Retype, please, the listing from its opening line through the line that contains "(atttxt) at (451,360)", both included, without the pictures.

· · · · ·

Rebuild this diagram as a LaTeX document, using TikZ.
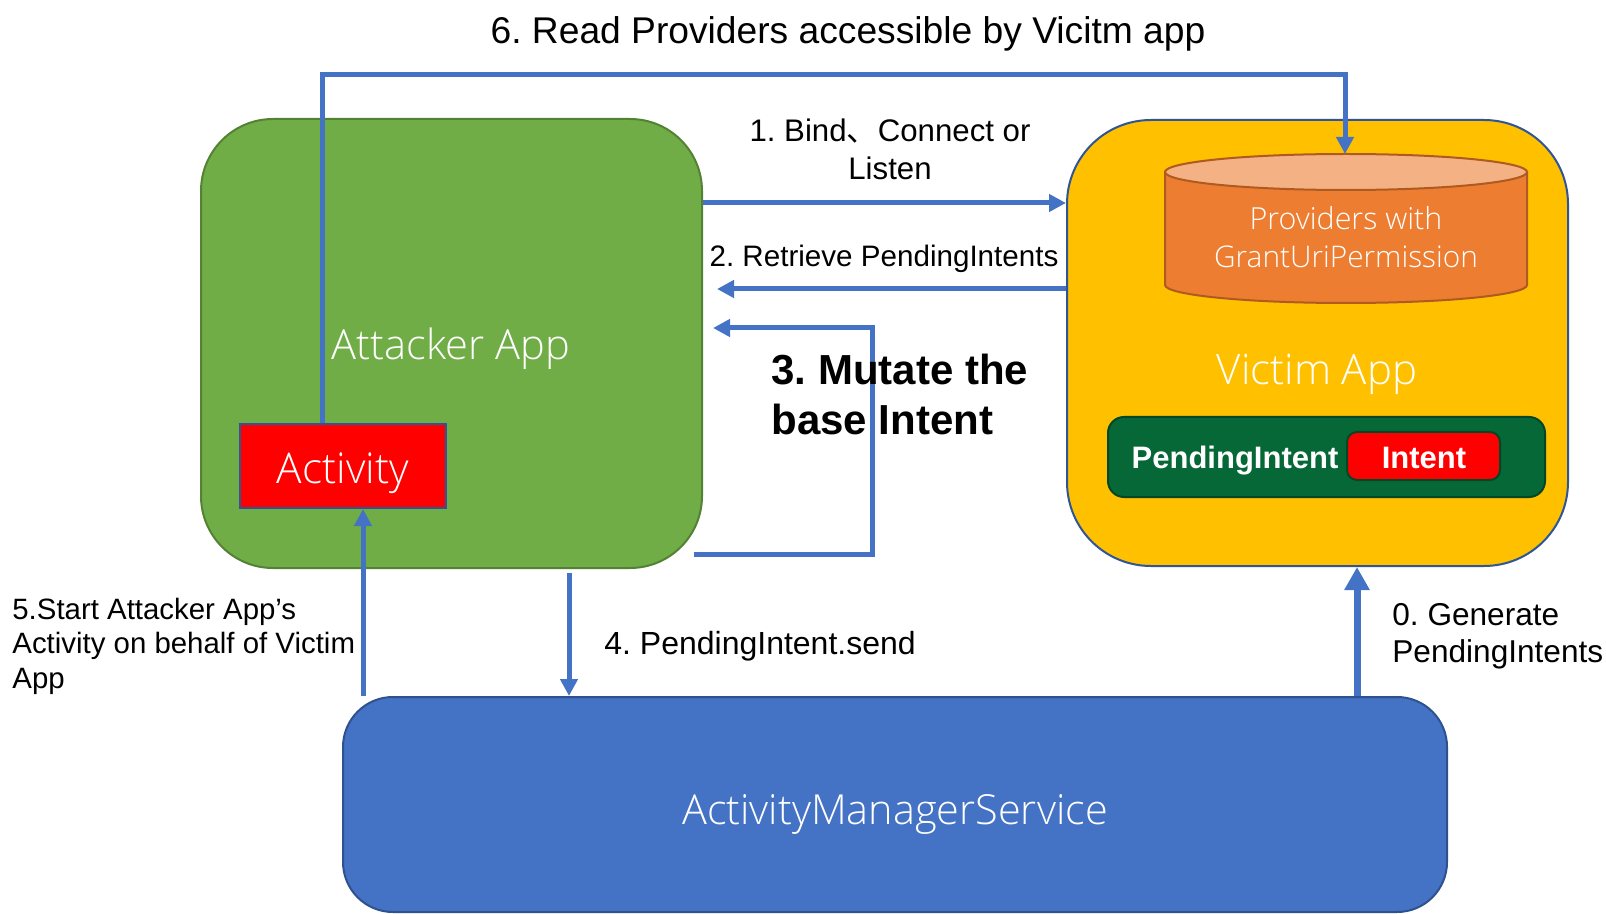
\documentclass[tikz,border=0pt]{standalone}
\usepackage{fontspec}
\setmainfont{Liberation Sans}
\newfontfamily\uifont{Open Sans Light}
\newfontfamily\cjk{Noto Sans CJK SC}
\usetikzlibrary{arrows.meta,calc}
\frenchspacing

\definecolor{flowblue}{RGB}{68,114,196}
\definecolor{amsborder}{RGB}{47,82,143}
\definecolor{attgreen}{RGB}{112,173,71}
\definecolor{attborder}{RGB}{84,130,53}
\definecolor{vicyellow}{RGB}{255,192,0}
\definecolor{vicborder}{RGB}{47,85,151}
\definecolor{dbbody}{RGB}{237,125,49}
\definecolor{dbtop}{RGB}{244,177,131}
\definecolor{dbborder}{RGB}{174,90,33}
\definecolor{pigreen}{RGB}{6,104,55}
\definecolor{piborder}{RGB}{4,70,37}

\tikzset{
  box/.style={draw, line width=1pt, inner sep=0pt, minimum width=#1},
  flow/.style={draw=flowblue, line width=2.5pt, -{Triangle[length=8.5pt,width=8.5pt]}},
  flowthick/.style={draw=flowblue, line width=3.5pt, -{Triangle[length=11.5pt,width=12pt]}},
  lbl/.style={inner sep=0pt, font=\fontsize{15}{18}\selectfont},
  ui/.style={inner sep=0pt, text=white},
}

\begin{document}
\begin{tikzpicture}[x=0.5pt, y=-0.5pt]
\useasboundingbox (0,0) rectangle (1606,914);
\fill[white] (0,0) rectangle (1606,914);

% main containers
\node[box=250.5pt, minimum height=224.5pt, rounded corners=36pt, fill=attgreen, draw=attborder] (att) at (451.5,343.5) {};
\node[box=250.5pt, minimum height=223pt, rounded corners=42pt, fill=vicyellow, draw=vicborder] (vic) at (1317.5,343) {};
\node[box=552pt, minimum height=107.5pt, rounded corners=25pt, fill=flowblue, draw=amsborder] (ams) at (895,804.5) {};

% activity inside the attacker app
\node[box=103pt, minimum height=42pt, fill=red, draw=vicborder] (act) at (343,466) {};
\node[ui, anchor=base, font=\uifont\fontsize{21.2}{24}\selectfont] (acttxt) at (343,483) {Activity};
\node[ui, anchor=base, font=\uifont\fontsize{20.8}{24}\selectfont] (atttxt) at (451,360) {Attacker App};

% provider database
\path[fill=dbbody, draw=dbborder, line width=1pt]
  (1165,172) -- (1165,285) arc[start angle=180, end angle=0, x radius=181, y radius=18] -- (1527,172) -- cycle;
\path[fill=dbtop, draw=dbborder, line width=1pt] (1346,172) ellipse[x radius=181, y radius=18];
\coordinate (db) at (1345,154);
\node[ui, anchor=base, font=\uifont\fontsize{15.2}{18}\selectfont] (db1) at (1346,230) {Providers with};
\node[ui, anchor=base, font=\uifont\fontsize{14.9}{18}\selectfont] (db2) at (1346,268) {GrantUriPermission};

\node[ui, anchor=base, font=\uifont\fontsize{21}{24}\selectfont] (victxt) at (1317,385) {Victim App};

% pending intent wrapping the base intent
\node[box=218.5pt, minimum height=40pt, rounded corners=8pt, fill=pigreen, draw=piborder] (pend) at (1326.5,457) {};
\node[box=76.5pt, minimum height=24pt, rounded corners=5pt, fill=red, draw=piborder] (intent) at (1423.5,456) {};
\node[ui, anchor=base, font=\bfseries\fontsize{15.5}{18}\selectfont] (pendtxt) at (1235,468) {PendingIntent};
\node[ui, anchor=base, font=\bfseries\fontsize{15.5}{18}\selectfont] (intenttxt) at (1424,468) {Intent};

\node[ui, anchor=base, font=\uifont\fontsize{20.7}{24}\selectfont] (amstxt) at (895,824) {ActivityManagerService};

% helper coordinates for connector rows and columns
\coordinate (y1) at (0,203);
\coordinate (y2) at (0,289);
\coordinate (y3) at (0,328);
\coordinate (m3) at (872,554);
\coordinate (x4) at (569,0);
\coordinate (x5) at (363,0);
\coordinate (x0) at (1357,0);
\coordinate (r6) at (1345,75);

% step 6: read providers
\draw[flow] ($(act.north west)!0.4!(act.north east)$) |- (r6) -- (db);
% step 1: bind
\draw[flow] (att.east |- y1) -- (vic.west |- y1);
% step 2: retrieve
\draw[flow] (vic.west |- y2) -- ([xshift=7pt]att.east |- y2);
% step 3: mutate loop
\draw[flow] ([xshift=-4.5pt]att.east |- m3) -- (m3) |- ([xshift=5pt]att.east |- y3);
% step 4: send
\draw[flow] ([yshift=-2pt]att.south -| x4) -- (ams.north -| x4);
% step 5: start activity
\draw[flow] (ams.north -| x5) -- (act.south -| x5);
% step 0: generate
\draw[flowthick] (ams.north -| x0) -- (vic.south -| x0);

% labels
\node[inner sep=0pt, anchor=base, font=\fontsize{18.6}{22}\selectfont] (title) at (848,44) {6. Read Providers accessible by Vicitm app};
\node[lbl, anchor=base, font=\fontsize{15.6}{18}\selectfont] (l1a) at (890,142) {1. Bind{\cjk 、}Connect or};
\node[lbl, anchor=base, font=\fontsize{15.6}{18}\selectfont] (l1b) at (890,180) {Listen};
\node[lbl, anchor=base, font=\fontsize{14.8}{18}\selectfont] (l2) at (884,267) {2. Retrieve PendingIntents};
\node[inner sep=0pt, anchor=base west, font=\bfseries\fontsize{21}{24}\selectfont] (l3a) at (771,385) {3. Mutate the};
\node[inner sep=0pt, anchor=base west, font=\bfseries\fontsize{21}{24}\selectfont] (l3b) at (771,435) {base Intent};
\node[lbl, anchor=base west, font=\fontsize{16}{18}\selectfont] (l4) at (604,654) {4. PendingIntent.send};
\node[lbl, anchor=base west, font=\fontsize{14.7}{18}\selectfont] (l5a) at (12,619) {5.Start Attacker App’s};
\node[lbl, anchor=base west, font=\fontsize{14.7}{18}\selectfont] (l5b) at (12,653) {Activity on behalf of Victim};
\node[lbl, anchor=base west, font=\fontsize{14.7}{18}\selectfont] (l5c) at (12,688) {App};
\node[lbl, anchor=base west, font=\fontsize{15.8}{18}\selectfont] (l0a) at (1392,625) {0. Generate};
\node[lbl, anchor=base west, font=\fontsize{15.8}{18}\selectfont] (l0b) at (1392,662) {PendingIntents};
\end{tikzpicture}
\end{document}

· · · · ·

*Answer to this task*.
Rebuild this diagram as a LaTeX document, using TikZ.
\documentclass[tikz,border=0pt]{standalone}
\usepackage{fontspec}
\setmainfont{Liberation Sans}
\newfontfamily\uifont{Open Sans Light}
\newfontfamily\cjk{Noto Sans CJK SC}
\usetikzlibrary{arrows.meta,calc}
\frenchspacing

\definecolor{flowblue}{RGB}{68,114,196}
\definecolor{amsborder}{RGB}{47,82,143}
\definecolor{attgreen}{RGB}{112,173,71}
\definecolor{attborder}{RGB}{84,130,53}
\definecolor{vicyellow}{RGB}{255,192,0}
\definecolor{vicborder}{RGB}{47,85,151}
\definecolor{dbbody}{RGB}{237,125,49}
\definecolor{dbtop}{RGB}{244,177,131}
\definecolor{dbborder}{RGB}{174,90,33}
\definecolor{pigreen}{RGB}{6,104,55}
\definecolor{piborder}{RGB}{4,70,37}

\tikzset{
  box/.style={draw, line width=1pt, inner sep=0pt, minimum width=#1},
  flow/.style={draw=flowblue, line width=2.5pt, -{Triangle[length=8.5pt,width=8.5pt]}},
  flowthick/.style={draw=flowblue, line width=3.5pt, -{Triangle[length=11.5pt,width=12pt]}},
  lbl/.style={inner sep=0pt, font=\fontsize{15}{18}\selectfont},
  ui/.style={inner sep=0pt, text=white},
}

\begin{document}
\begin{tikzpicture}[x=0.5pt, y=-0.5pt]
\useasboundingbox (0,0) rectangle (1606,914);
\fill[white] (0,0) rectangle (1606,914);

% main containers
\node[box=250.5pt, minimum height=224.5pt, rounded corners=36pt, fill=attgreen, draw=attborder] (att) at (451.5,343.5) {};
\node[box=250.5pt, minimum height=223pt, rounded corners=42pt, fill=vicyellow, draw=vicborder] (vic) at (1317.5,343) {};
\node[box=552pt, minimum height=107.5pt, rounded corners=25pt, fill=flowblue, draw=amsborder] (ams) at (895,804.5) {};

% activity inside the attacker app
\node[box=103pt, minimum height=42pt, fill=red, draw=vicborder] (act) at (343,466) {};
\node[ui, anchor=base, font=\uifont\fontsize{21.2}{24}\selectfont] (acttxt) at (343,483) {Activity};
\node[ui, anchor=base, font=\uifont\fontsize{20.8}{24}\selectfont] (atttxt) at (451,360) {Attacker App};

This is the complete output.